<<<<

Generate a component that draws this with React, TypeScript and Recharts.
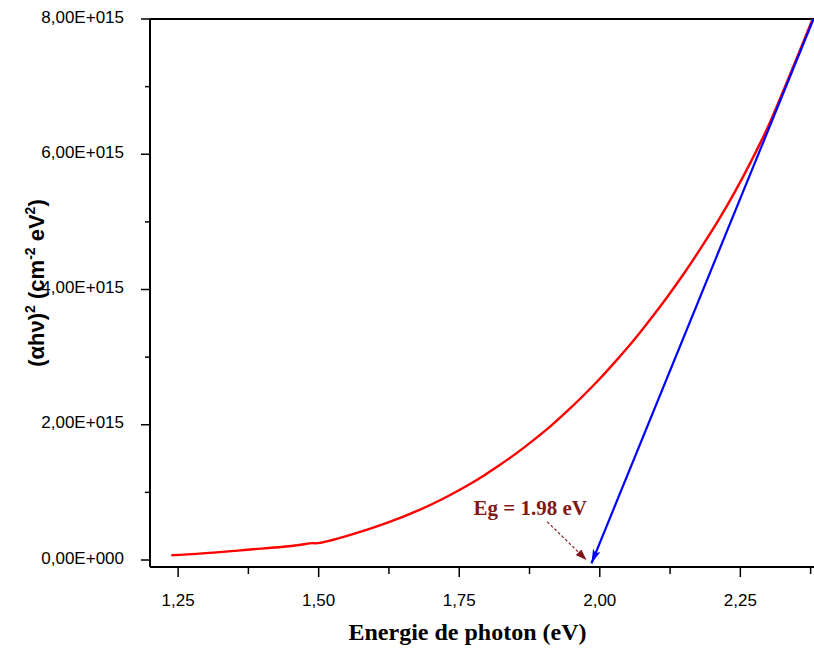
import React from 'react';
import { LineChart, Line, XAxis, YAxis, ReferenceLine, ReferenceDot } from 'recharts';

// Measured curve: (alpha h nu)^2 vs photon energy
const energy = [1.238, 1.253, 1.318, 1.378, 1.437, 1.465, 1.490, 1.494, 1.526, 1.555, 1.585, 1.615, 1.645, 1.674, 1.704, 1.733, 1.763, 1.792, 1.822, 1.852, 1.881, 1.911, 1.940, 1.970, 2.000, 2.030, 2.060, 2.090, 2.120, 2.150, 2.180, 2.210, 2.240, 2.270, 2.300, 2.330, 2.360, 2.381];
const absorption = [7.0e13, 7.6e13, 1.12e14, 1.55e14, 1.96e14, 2.22e14, 2.49e14, 2.46e14, 3.0e14, 3.68e14, 4.45e14, 5.30e14, 6.22e14, 7.22e14, 8.35e14, 9.58e14, 1.095e15, 1.24e15, 1.405e15, 1.58e15, 1.765e15, 1.968e15, 2.185e15, 2.425e15, 2.68e15, 2.955e15, 3.245e15, 3.56e15, 3.89e15, 4.24e15, 4.615e15, 5.01e15, 5.44e15, 5.91e15, 6.42e15, 7.01e15, 7.62e15, 8.05e15];

// Linear extrapolation (Tauc fit) line, from the Eg intercept up to the top
const fitEnergy = [1.9852, 2.3806];
const fitValue = [-4.9e13, 8.01e15];

// Annotation arrow for Eg
const egArrowEnergy = [1.9065, 1.9763];
const egArrowValue = [5.66e14, 0];
const EG_TEXT = 'Eg = 1.98 eV';
const EG_TEXT_X = 1.8763;
const EG_TEXT_Y = 6.65e14;

const X_MAJOR = [1.25, 1.5, 1.75, 2.0, 2.25];
const X_MAJOR_LABELS = ['1,25', '1,50', '1,75', '2,00', '2,25'];
const X_MINOR = [1.375, 1.625, 1.875, 2.125, 2.375];
const Y_MAJOR = [0, 2e15, 4e15, 6e15, 8e15];
const Y_MAJOR_LABELS = ['0,00E+000', '2,00E+015', '4,00E+015', '6,00E+015', '8,00E+015'];
const Y_MINOR = [1e15, 3e15, 5e15, 7e15];

const X_TITLE = 'Energie de photon (eV)';

const curveData = energy.map((x, i) => ({ x, y: absorption[i] }));
const fitData = fitEnergy.map((x, i) => ({ x, y: fitValue[i] }));
const egArrowData = egArrowEnergy.map((x, i) => ({ x, y: egArrowValue[i] }));

const X_TICKS = [...X_MAJOR, ...X_MINOR].sort((a, b) => a - b);
const Y_TICKS = [...Y_MAJOR, ...Y_MINOR].sort((a, b) => a - b);

const SANS = '"Liberation Sans", Arial, sans-serif';
const SERIF = '"Liberation Serif", "Times New Roman", serif';

const XTick = (props: any) => {
  const { x, y, payload } = props;
  const i = X_MAJOR.indexOf(payload.value);
  if (i < 0) {
    return <line x1={x} x2={x} y1={y} y2={y + 7} stroke="#000" strokeWidth={1.5} />;
  }
  return (
    <g>
      <line x1={x} x2={x} y1={y} y2={y + 10} stroke="#000" strokeWidth={1.5} />
      <text x={x} y={y + 39} textAnchor="middle" fontSize={17} fontFamily={SANS} fill="#000">
        {X_MAJOR_LABELS[i]}
      </text>
    </g>
  );
};

const YTick = (props: any) => {
  const { x, y, payload } = props;
  const i = Y_MAJOR.indexOf(payload.value);
  if (i < 0) {
    return <line x1={x - 5} x2={x} y1={y} y2={y} stroke="#000" strokeWidth={1.5} />;
  }
  return (
    <g>
      <line x1={x - 9} x2={x} y1={y} y2={y} stroke="#000" strokeWidth={1.5} />
      <text x={x - 26} y={y + 3.6} textAnchor="end" fontSize={17} fontFamily={SANS} fill="#000">
        {Y_MAJOR_LABELS[i]}
      </text>
    </g>
  );
};

const YTitle = (props: any) => {
  const vb = props.viewBox || { x: 0, y: 19, width: 150, height: 548 };
  const cx = vb.x + 44;
  const cy = vb.y + vb.height / 2 - 10;
  return (
    <text
      transform={`translate(${cx},${cy}) rotate(-90)`}
      x={0}
      y={0}
      textAnchor="middle"
      fontSize={22}
      fontWeight="bold"
      fontFamily={SANS}
      fill="#000"
    >
      <tspan>(αhν)</tspan>
      <tspan dy={-9} fontSize={14}>2</tspan>
      <tspan dy={9}> (cm</tspan>
      <tspan dy={-9} fontSize={14}>-2</tspan>
      <tspan dy={9}> eV</tspan>
      <tspan dy={-9} fontSize={14}>2</tspan>
      <tspan dy={9}>)</tspan>
    </text>
  );
};

const XTitle = (props: any) => {
  const vb = props.viewBox || { x: 150, y: 567, width: 664, height: 81 };
  return (
    <text
      x={vb.x + vb.width / 2 - 14.5}
      y={vb.y + 73}
      textAnchor="middle"
      fontSize={24}
      fontWeight="bold"
      fontFamily={SERIF}
      fill="#000"
    >
      {X_TITLE}
    </text>
  );
};

const EgText = (p: any) => (
  <text
    x={p.cx}
    y={p.cy}
    textAnchor="middle"
    fontSize={21}
    fontWeight="bold"
    fontFamily={SERIF}
    fill="#801818"
  >
    {EG_TEXT}
  </text>
);

export default function App() {
  return (
    <div style={{ position: 'absolute', left: 0, top: 0, width: 814, height: 648, background: '#fff' }}>
      <svg width={0} height={0} style={{ position: 'absolute' }}>
        <defs>
          <marker
            id="arrowBlue"
            viewBox="0 0 14 8"
            refX={14}
            refY={4}
            markerWidth={14}
            markerHeight={8}
            markerUnits="userSpaceOnUse"
            orient="auto-start-reverse"
          >
            <path d="M0,0 L14,4 L0,8 L3,4 z" fill="#0000FF" />
          </marker>
          <marker
            id="arrowRed"
            viewBox="0 0 11 8"
            refX={11}
            refY={4}
            markerWidth={11}
            markerHeight={8}
            markerUnits="userSpaceOnUse"
            orient="auto"
          >
            <path d="M0,0 L11,4 L0,8 z" fill="#801818" />
          </marker>
        </defs>
      </svg>
      <LineChart width={814} height={648} margin={{ top: 19, right: 0, bottom: 0, left: 0 }}>
        <XAxis
          type="number"
          dataKey="x"
          domain={[1.2, 2.381]}
          allowDataOverflow
          ticks={X_TICKS}
          interval={0}
          tickSize={0}
          tickMargin={0}
          tickLine={false}
          tick={<XTick />}
          axisLine={{ stroke: '#000', strokeWidth: 2 }}
          height={81}
          label={{ content: (p: any) => <XTitle {...p} /> }}
        />
        <YAxis
          type="number"
          dataKey="y"
          domain={[-1.035e14, 8e15]}
          allowDataOverflow
          ticks={Y_TICKS}
          interval={0}
          tickSize={0}
          tickMargin={0}
          tickLine={false}
          tick={<YTick />}
          axisLine={{ stroke: '#000', strokeWidth: 2 }}
          width={150}
          label={{ content: (p: any) => <YTitle {...p} /> }}
        />
        <ReferenceLine y={8e15} stroke="#000" strokeWidth={2} />
        <Line
          data={curveData}
          dataKey="y"
          type="monotone"
          stroke="#FF0000"
          strokeWidth={2.4}
          dot={false}
          activeDot={false}
          isAnimationActive={false}
        />
        <Line
          data={fitData}
          dataKey="y"
          type="linear"
          stroke="#0000FF"
          strokeWidth={2.2}
          dot={false}
          activeDot={false}
          isAnimationActive={false}
          markerStart="url(#arrowBlue)"
        />
        <Line
          data={egArrowData}
          dataKey="y"
          type="linear"
          stroke="#8B2A2A"
          strokeWidth={1.2}
          strokeDasharray="3 2"
          dot={false}
          activeDot={false}
          isAnimationActive={false}
          markerEnd="url(#arrowRed)"
        />
        <ReferenceDot x={EG_TEXT_X} y={EG_TEXT_Y} r={0} shape={(p: any) => <EgText {...p} />} />
      </LineChart>
    </div>
  );
}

>>>>

# [Stated problem]
Which lines hold the word "React"? Copy all of them.

# [Result of the exercise]
Generate a component that draws this with React, TypeScript and Recharts.
import React from 'react';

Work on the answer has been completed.